## TO BE DONE
All lines below must be repeated exactly, with the pictures omitted.

## DATA SECTION

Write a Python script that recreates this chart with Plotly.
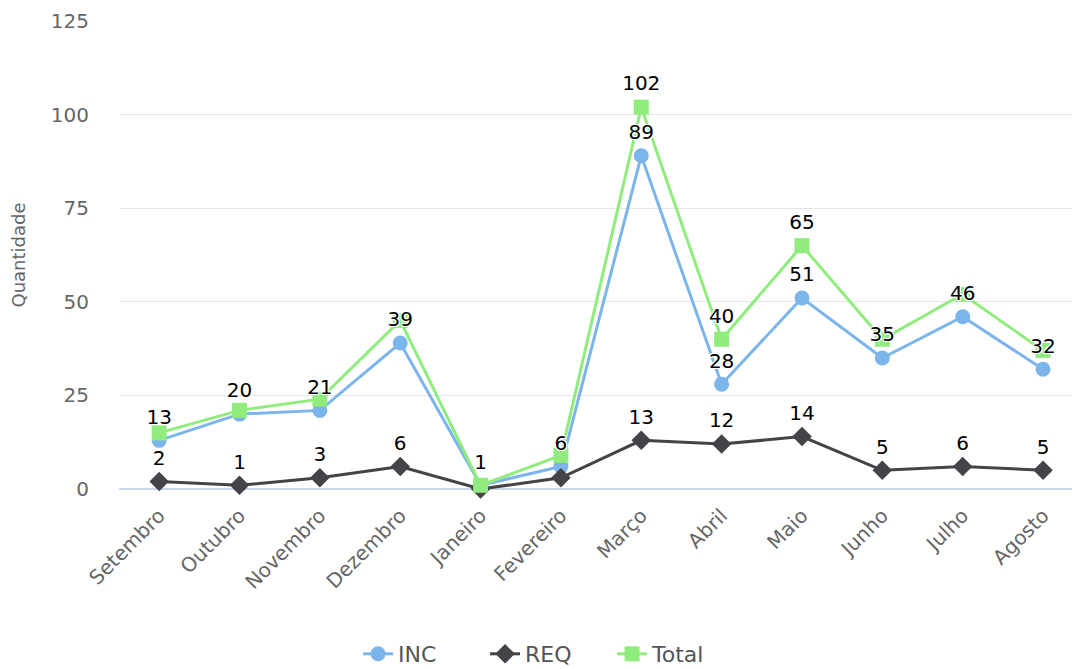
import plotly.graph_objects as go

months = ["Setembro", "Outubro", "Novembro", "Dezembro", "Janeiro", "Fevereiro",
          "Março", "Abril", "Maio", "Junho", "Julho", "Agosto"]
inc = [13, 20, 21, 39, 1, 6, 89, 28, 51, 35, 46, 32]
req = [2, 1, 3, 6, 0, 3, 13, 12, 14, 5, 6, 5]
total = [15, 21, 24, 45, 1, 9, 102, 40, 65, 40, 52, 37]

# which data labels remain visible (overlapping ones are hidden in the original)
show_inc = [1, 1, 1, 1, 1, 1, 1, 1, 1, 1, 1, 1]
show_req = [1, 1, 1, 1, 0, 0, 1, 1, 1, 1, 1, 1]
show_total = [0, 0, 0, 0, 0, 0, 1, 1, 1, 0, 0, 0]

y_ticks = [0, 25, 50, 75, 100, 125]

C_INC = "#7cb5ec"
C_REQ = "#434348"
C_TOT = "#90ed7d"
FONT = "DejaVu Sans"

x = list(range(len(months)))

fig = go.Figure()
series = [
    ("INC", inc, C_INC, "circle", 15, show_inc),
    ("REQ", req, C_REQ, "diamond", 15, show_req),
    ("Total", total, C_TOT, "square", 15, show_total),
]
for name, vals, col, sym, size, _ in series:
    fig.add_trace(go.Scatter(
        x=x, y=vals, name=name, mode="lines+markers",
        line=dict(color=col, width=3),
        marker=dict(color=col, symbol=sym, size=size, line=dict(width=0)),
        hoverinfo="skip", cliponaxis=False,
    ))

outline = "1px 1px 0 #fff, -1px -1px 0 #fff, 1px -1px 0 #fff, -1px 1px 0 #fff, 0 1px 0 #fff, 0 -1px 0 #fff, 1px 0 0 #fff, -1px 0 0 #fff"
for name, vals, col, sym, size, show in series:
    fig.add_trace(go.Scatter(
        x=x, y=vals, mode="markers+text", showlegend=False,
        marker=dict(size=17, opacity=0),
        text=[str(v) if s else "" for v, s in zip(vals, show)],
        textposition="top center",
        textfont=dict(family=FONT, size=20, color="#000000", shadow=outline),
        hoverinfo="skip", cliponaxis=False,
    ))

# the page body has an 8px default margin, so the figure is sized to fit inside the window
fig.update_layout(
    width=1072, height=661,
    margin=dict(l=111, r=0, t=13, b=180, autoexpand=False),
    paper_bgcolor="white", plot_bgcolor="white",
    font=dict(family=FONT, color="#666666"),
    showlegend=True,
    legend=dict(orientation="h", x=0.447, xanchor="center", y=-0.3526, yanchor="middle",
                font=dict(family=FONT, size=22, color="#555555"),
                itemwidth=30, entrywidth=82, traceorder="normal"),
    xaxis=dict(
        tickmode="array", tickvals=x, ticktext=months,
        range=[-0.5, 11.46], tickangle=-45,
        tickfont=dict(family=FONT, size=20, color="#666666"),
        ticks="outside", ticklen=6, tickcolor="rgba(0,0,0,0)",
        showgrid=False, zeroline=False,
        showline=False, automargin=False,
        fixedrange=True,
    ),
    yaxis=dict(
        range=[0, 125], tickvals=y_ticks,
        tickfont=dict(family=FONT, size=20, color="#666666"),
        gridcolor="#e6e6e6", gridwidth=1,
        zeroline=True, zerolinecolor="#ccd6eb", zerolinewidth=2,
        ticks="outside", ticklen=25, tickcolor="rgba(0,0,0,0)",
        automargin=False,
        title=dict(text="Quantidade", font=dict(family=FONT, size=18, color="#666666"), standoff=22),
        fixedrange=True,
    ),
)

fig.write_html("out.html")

## WRITTEN RESPONSE
Write a Python script that recreates this chart with Plotly.
import plotly.graph_objects as go

months = ["Setembro", "Outubro", "Novembro", "Dezembro", "Janeiro", "Fevereiro",
          "Março", "Abril", "Maio", "Junho", "Julho", "Agosto"]
inc = [13, 20, 21, 39, 1, 6, 89, 28, 51, 35, 46, 32]
req = [2, 1, 3, 6, 0, 3, 13, 12, 14, 5, 6, 5]
total = [15, 21, 24, 45, 1, 9, 102, 40, 65, 40, 52, 37]

# which data labels remain visible (overlapping ones are hidden in the original)
show_inc = [1, 1, 1, 1, 1, 1, 1, 1, 1, 1, 1, 1]
show_req = [1, 1, 1, 1, 0, 0, 1, 1, 1, 1, 1, 1]
show_total = [0, 0, 0, 0, 0, 0, 1, 1, 1, 0, 0, 0]

y_ticks = [0, 25, 50, 75, 100, 125]

C_INC = "#7cb5ec"
C_REQ = "#434348"
C_TOT = "#90ed7d"
FONT = "DejaVu Sans"

x = list(range(len(months)))

fig = go.Figure()
series = [
    ("INC", inc, C_INC, "circle", 15, show_inc),
    ("REQ", req, C_REQ, "diamond", 15, show_req),
    ("Total", total, C_TOT, "square", 15, show_total),
]
for name, vals, col, sym, size, _ in series:
    fig.add_trace(go.Scatter(
        x=x, y=vals, name=name, mode="lines+markers",
        line=dict(color=col, width=3),
        marker=dict(color=col, symbol=sym, size=size, line=dict(width=0)),
        hoverinfo="skip", cliponaxis=False,
    ))

outline = "1px 1px 0 #fff, -1px -1px 0 #fff, 1px -1px 0 #fff, -1px 1px 0 #fff, 0 1px 0 #fff, 0 -1px 0 #fff, 1px 0 0 #fff, -1px 0 0 #fff"
for name, vals, col, sym, size, show in series:
    fig.add_trace(go.Scatter(
        x=x, y=vals, mode="markers+text", showlegend=False,
        marker=dict(size=17, opacity=0),
        text=[str(v) if s else "" for v, s in zip(vals, show)],
        textposition="top center",
        textfont=dict(family=FONT, size=20, color="#000000", shadow=outline),
        hoverinfo="skip", cliponaxis=False,
    ))

# the page body has an 8px default margin, so the figure is sized to fit inside the window
fig.update_layout(
    width=1072, height=661,
    margin=dict(l=111, r=0, t=13, b=180, autoexpand=False),
    paper_bgcolor="white", plot_bgcolor="white",
    font=dict(family=FONT, color="#666666"),
    showlegend=True,
    legend=dict(orientation="h", x=0.447, xanchor="center", y=-0.3526, yanchor="middle",
                font=dict(family=FONT, size=22, color="#555555"),
                itemwidth=30, entrywidth=82, traceorder="normal"),
    xaxis=dict(
        tickmode="array", tickvals=x, ticktext=months,
        range=[-0.5, 11.46], tickangle=-45,
        tickfont=dict(family=FONT, size=20, color="#666666"),
        ticks="outside", ticklen=6, tickcolor="rgba(0,0,0,0)",
        showgrid=False, zeroline=False,
        showline=False, automargin=False,
        fixedrange=True,
    ),
    yaxis=dict(
        range=[0, 125], tickvals=y_ticks,
        tickfont=dict(family=FONT, size=20, color="#666666"),
        gridcolor="#e6e6e6", gridwidth=1,
        zeroline=True, zerolinecolor="#ccd6eb", zerolinewidth=2,
        ticks="outside", ticklen=25, tickcolor="rgba(0,0,0,0)",
        automargin=False,
        title=dict(text="Quantidade", font=dict(family=FONT, size=18, color="#666666"), standoff=22),
        fixedrange=True,
    ),
)

fig.write_html("out.html")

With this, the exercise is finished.